By the end of the trip, I had warmed to the pleasures of cruising and traveling with a large group. It was a relief to know that after a morning of riding through the rolling Austrian hills—starting in one city, ending in another—I had a room waiting, with all of my things just as I left them. I'd come to love the sight of our ship bobbing in the harbor, waiting for us at the end of each day. For someone who once associated cruising with limitations (like, say, being trapped in a bus), it was an appealing realization. And I loved that each adventure brought with it new bonds, from the day I rode 14 miles in the rain, getting deep into life stuff with a fellow rider, to the day a small group of us celebrated Oktoberfest by making up German words and getting creative with soft pretzels.
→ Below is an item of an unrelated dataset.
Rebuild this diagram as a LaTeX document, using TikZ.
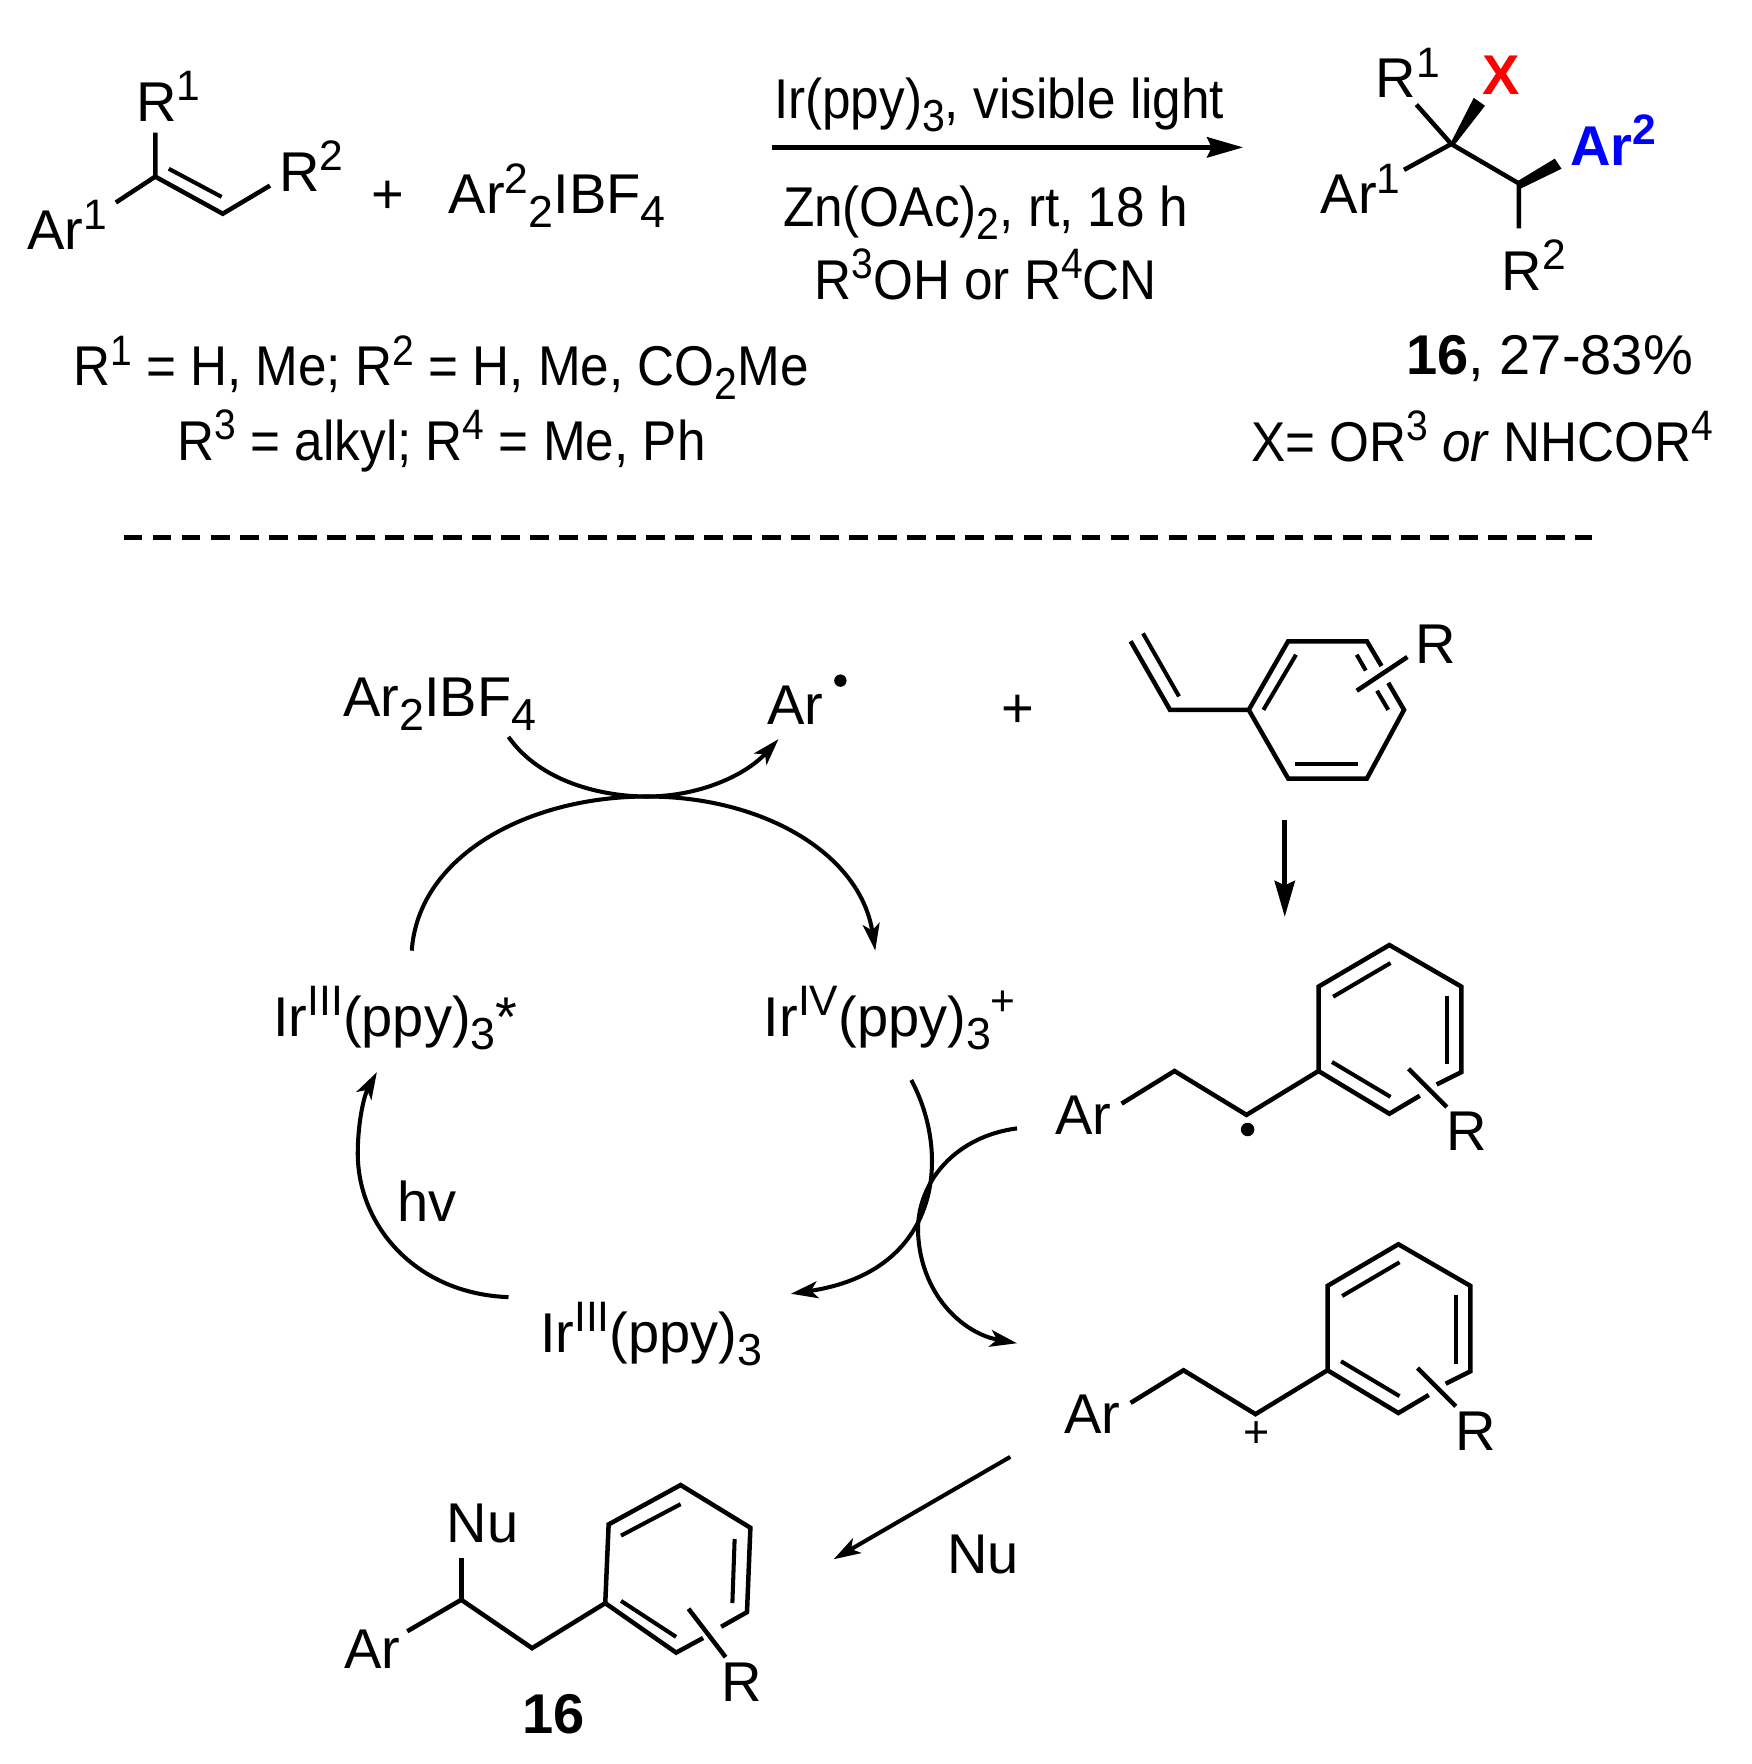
\documentclass[tikz,border=0pt]{standalone}
\usepackage{fontspec}
\setmainfont{Liberation Sans}
\usetikzlibrary{arrows.meta}
\newcommand\ssup[1]{\raisebox{.37em}{\fontsize{38}{38}\selectfont #1}}
\newcommand\ssub[1]{\raisebox{-.24em}{\fontsize{40}{40}\selectfont #1}}
\newcommand\nar[1]{\scalebox{.915}[1]{#1}}
\tikzset{
 lab/.style={inner sep=0pt,outer sep=0pt,anchor=base west,font=\fontsize{50}{60}\selectfont},
 bond/.style={line width=4bp,line cap=butt,line join=miter},
 dbl/.style={line width=3.6bp},
 rxn/.style={line width=4.2bp,-{Stealth[length=32bp,width=18bp,inset=4bp]}},
 curve/.style={line width=3.6bp,-{Stealth[length=24bp,width=15bp,inset=6bp]}},
 seq/.style={line width=4.2bp,dash pattern=on 16.6bp off 9.2bp},
}
\begin{document}
\begin{tikzpicture}[x=1bp,y=-1bp]
\useasboundingbox (0,0) rectangle (1557,1568);
% top left substrate
\node[lab] (r1a) at (121,108) {R\ssup{1}};
\node[lab] (ar1a) at (24,222) {Ar\ssup{1}};
\node[lab] (r2a) at (248,170) {R\ssup{2}};
\node[lab] (plusa) at (330,190) {+};
\node[lab] (ar2i) at (399,190) {Ar\ssup{2}\ssub{2}IBF\ssub{4}};
\draw[bond] (138,118)--(138,157)--(198,190)--(240,165);
\draw[bond] (103,180)--(138,157);
\draw[dbl] (150,150)--(197,175);
% reaction arrow
\coordinate (rs) at (686,131); \coordinate (re) at (1105,131);
\draw[rxn] (rs)--(re);
\node[lab] (c1) at (688,105) {\nar{Ir(ppy)\ssub{3}, visible light}};
\node[lab] (c2) at (696,201) {\nar{Zn(OAc)\ssub{2}, rt, 18 h}};
\node[lab] (c3) at (724,266) {\nar{R\ssup{3}OH or R\ssup{4}CN}};
\node[lab] (d1) at (65,343) {\nar{R\ssup{1} = H, Me; R\ssup{2} = H, Me, CO\ssub{2}Me}};
\node[lab] (d2) at (158,409) {\nar{R\ssup{3} = alkyl; R\ssup{4} = Me, Ph}};
% product
\node[lab] (pr1) at (1223,87) {R\ssup{1}};
\node[lab,text=red,font=\fontsize{50}{60}\selectfont\bfseries] (px) at (1318,84) {X};
\node[lab] (par1) at (1174,190) {Ar\ssup{1}};
\node[lab,text=blue,font=\fontsize{50}{60}\selectfont\bfseries] (par2) at (1396,147) {Ar\ssup{2}};
\node[lab] (pr2) at (1335,258) {R\ssup{2}};
\draw[bond] (1259,93)--(1290,128)--(1350,163)--(1350,203);
\draw[bond] (1248,151)--(1290,128);
\fill (1289,128)--(1310,87)--(1320,94)--(1292,130)--cycle;
\fill (1349,161)--(1382,141)--(1388,150)--(1351,168)--cycle;
\node[lab] (p16) at (1250,333) {\textbf{16}, 27-83\%};
\node[lab] (px2) at (1112,410) {\nar{X= OR\ssup{3} \textit{or} NHCOR\ssup{4}}};
% separator
\coordinate (sl) at (110,478); \coordinate (sr) at (1415,478);
\draw[seq] (sl)--(sr);
% mechanism labels
\node[lab] (ari) at (305,637) {Ar\ssub{2}IBF\ssub{4}};
\node[lab] (arr) at (682,644) {Ar};
\fill (747,605) circle (5.5bp);
\node[lab] (plusb) at (890,647) {+};
\node[lab] (ir3s) at (243,921) {Ir\ssup{III}(ppy)\ssub{3}*};
\node[lab] (ir4) at (679,921) {Ir\ssup{IV}(ppy)\ssub{3}\ssup{+}};
\node[lab] (ir3) at (480,1202) {Ir\ssup{III}(ppy)\ssub{3}};
\node[lab] (hv) at (353,1086) {hv};
\node[lab] (nu1) at (842,1399) {Nu};
% styrene
\draw[bond] (1005,570)--(1040,631)--(1110,631)--(1145,570)--(1215,570)--(1228,592);
\draw[bond] (1234,607)--(1248,631)--(1215,692)--(1145,692)--(1110,631);
\draw[dbl] (1016,563)--(1048,619);
\draw[dbl] (1152,582)--(1123,631);
\draw[dbl] (1206,582)--(1214,596);
\draw[dbl] (1224,614)--(1234,631);
\draw[dbl] (1151,679)--(1207,679);
\draw[bond] (1206,614)--(1251,584);
\node[lab] (rs1) at (1258,590) {R};
\coordinate (da) at (1142,729); \coordinate (db) at (1142,815);
\draw[rxn] (da)--(db);
% radical
\foreach \dx/\dy/\nm in {0/0/a,8/266/b}{
\begin{scope}[shift={(\dx,\dy)}]
\draw[bond] (997,981)--(1044,952)--(1108,991)--(1172,952)--(1172,877)--(1235,840)--(1299,877)--(1299,953)--(1277,964);
\draw[bond] (1262,974)--(1235,990)--(1172,952);
\draw[dbl] (1185,886)--(1236,856);
\draw[dbl] (1286,885)--(1286,946);
\draw[dbl] (1184,944)--(1236,975);
\draw[bond] (1252,950)--(1286,984);
\node[lab] (ar\nm) at (938,1008) {Ar};
\node[lab] (rr\nm) at (1286,1023) {R};
\end{scope}}
\fill (1109,1004) circle (6bp);
\node[lab,font=\fontsize{40}{40}\selectfont] (pl) at (1105,1287) {+};
% Nu product
\draw[bond] (362,1450)--(410,1422)--(473,1465)--(538,1425)--(541,1355)--(605,1320)--(667,1358)--(664,1433)--(641,1446);
\draw[bond] (625,1456)--(601,1469)--(538,1425);
\draw[bond] (410,1422)--(410,1385);
\draw[dbl] (552,1365)--(605,1337);
\draw[dbl] (653,1368)--(651,1425);
\draw[dbl] (552,1423)--(601,1455);
\draw[bond] (612,1430)--(645,1473);
\node[lab] (arn) at (306,1483) {Ar};
\node[lab] (nu2) at (397,1371) {Nu};
\node[lab] (rn) at (641,1512) {R};
\node[lab,font=\fontsize{50}{60}\selectfont\bfseries] (n16) at (464,1541) {16};
% curved arrows
\coordinate (c1s) at (452,655); \coordinate (cm) at (575,708); \coordinate (c1e) at (692,657);
\coordinate (c2s) at (366,845); \coordinate (c2e) at (778,845);
\coordinate (c3s) at (810,960); \coordinate (c3e) at (703,1150);
\coordinate (c4s) at (904,1003); \coordinate (c4m) at (816,1095); \coordinate (c4e) at (904,1194);
\coordinate (c5s) at (452,1153); \coordinate (c5m) at (318,1025); \coordinate (c5e) at (335,953);
\coordinate (ns) at (898,1295); \coordinate (ne) at (741,1386);
\draw[curve] (c1s) .. controls (480,695) and (535,708) .. (cm) .. controls (620,708) and (662,690) .. (c1e);
\draw[curve] (c2s) .. controls (372,760) and (470,708) .. (cm) .. controls (680,708) and (765,760) .. (c2e);
\draw[curve] (c3s) .. controls (845,1025) and (838,1130) .. (c3e);
\draw[curve] (c4s) .. controls (850,1010) and (815,1050) .. (c4m) .. controls (818,1150) and (855,1185) .. (c4e);
\draw[curve] (c5s) .. controls (370,1150) and (318,1090) .. (c5m) .. controls (318,1000) and (323,975) .. (c5e);
\draw[curve] (ns)--(ne);
\end{tikzpicture}
\end{document}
How can you not call someone you've made pretzel glasses with a friend? It was like freshman orientation, but fancier and with better beer.
Our trip ended in Budapest. On our last evening, Backroads arranged for a night sail down the Danube and, to celebrate, they hosted a white party (one of those elegant affairs to which you wear white clothing) on the top deck. At the beginning of the week, I'd been apprehensive about traveling with such a large group. But 192 hours, 180 cycling miles and five countries later, my fellow passengers felt like family—a very large, extended family with branches I didn't totally know or get. Still: We felt connected. It was cold that night, so in order to maintain the dress code, many of us wrapped ourselves in our white AmaWaterways bathrobes. As we stood on the top deck, warmed by the robes and the sparkling wine, I soaked in the lights of Budapest, fully on board with whatever was to come next.